Line 3 Receives Army Corps of Engineers Permits

The Army Corps of Engineers has issued the final major permit needed for the Line 3 oil pipeline. According to the Star Tribune:

“The U.S. Army Corps of Engineers on Monday issued a construction permit for Enbridge’s new pipeline across northern Minnesota, the last major approval needed for the controversial $2.6 billion project.

The Corps decision paves the way for Calgary-based Enbridge to begin building the pipeline as early as next month. It will be one of the largest Minnesota construction projects in recent history and is expected to employ 4,000 workers.”

Receiving this permit puts the Line 3 environmental improvement project one step closer to construction, although the Minnesota Pollution Control Agency and the Public Utilities Commission still have two smaller permits to grant:

“The MPCA must still grant a stormwater drainage permit to Enbridge, a more routine approval that’s expected in the coming weeks. Enbridge is also waiting on a final construction authorization from the Minnesota Public Utilities Commission (PUC), which already has approved the project.”

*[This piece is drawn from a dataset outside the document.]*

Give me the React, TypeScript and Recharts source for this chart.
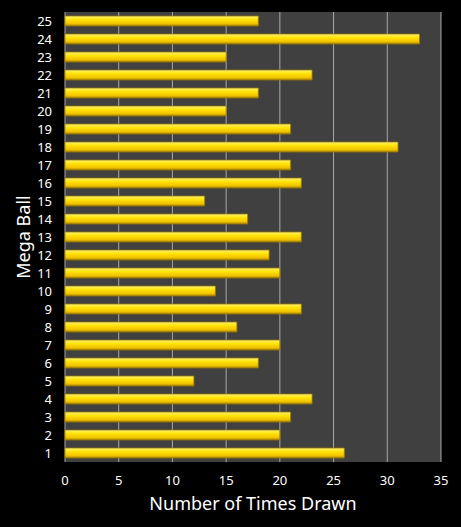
import React from "react";
import { BarChart, Bar, XAxis, YAxis, CartesianGrid, Label } from "recharts";

const balls = ["1","2","3","4","5","6","7","8","9","10","11","12","13","14","15","16","17","18","19","20","21","22","23","24","25"];
const timesDrawn = [26,20,21,23,12,18,20,16,22,14,20,19,22,17,13,22,21,31,21,15,18,23,15,33,18];
const xTicks = [0,5,10,15,20,25,30,35];

const data = balls.map((b, i) => ({ ball: b, count: timesDrawn[i] }));

const FONT = "'Noto Sans', 'Open Sans', sans-serif";

export default function App() {
  return (
    <div style={{ position: "absolute", left: 0, top: 0, width: 461, height: 527, background: "#000" }}>
      <BarChart
        width={461}
        height={527}
        data={data}
        layout="vertical"
        margin={{ top: 12, right: 20, left: 0, bottom: 5 }}
        barSize={10}
      >
        <defs>
          <linearGradient id="gold" x1="0" y1="0" x2="0" y2="1">
            <stop offset="0%" stopColor="#fff27a" />
            <stop offset="35%" stopColor="#ffe40a" />
            <stop offset="75%" stopColor="#f2c400" />
            <stop offset="100%" stopColor="#a98400" />
          </linearGradient>
        </defs>
        <CartesianGrid horizontal={false} vertical={true} stroke="#a8a8a8" fill="#404040" strokeWidth={1} />
        <XAxis
          type="number"
          domain={[0, 35]}
          ticks={xTicks}
          interval={0}
          tickLine={false}
          axisLine={false}
          tickSize={0}
          tickMargin={14}
          height={60}
          tick={{ fill: "#ffffff", fontSize: 13, fontFamily: FONT }}
        >
          <Label value="Number of Times Drawn" position="insideBottom" offset={12} fill="#ffffff" fontSize={18} fontFamily={FONT} />
        </XAxis>
        <YAxis
          type="category"
          dataKey="ball"
          reversed
          width={65}
          interval={0}
          tickLine={false}
          axisLine={false}
          tickSize={0}
          tickMargin={13}
          tick={{ fill: "#ffffff", fontSize: 13, fontFamily: FONT }}
        >
          <Label value="Mega Ball" angle={-90} position="insideLeft" offset={24} fill="#ffffff" fontSize={18} fontFamily={FONT} style={{ textAnchor: "middle" }} />
        </YAxis>
        <Bar dataKey="count" fill="url(#gold)" stroke="#9a7a00" strokeWidth={0.8} isAnimationActive={false} />
      </BarChart>
    </div>
  );
}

Enbridge is hoping to begin construction by the end of the year, but this project should have already been completed years ago. Corrosion was responsible for 20 percent of the oil spilled from pipelines in 2019, according to federal data. Replacing Line 3 years ago, not delaying it, would have been “following the science” and doing the right thing for Minnesota’s environment, and economy.

However, just because the science shows that replacing Line 3 is the most environmentally responsible thing we can do doesn’t mean the people who oppose the pipeline will be satisfied with the process. On Almanac last week, Winona LaDuke went on a fact-free rant against the pipeline, even going so far as to call the construction of a newer, safer, pipeline the “ecological equivalent of Auschwitz.”

Ms. LaDuke stated:

“So, you know, there’s some people that are up there trying to get some money because it’s a really difficult time in the north. But you know what? It’s kind of like getting a job in the gas chamber.”

“That’s a great job to have, but it’s really not the job you want to have for the long term and that’s what this pipeline is like. It’s like the ecological equivalent to Auschwitz. That’s what this pipeline is. So I don’t want to work in the gas chamber and I don’t want an Auschwitz,” she added.”

Ms. LaDuke has also stated that this pipeline will spur protests that could be as large as the protests that accompanied the construction of the Dakota Access Pipeline:

“You can be sure that this pipeline project will be met with resistance,” LaDuke said during the interview when asked about the possibility of protests against the project,” according to Grand Forks Herald.

Liberal environmentalists like to pretend they are the sole curator of “the science,” but many of them are the same people who probably believe their horoscopes. Science isn’t a canon of knowledge, it is the process of elimination through the falsification of hypotheses. Opposition to the project doesn’t stem from a careful evaluation of the merits and demerits of a proposal, but an innate belief that whatever humans do to alter the natural environment must be bad for it. This superstition is pervasive, but it is not science.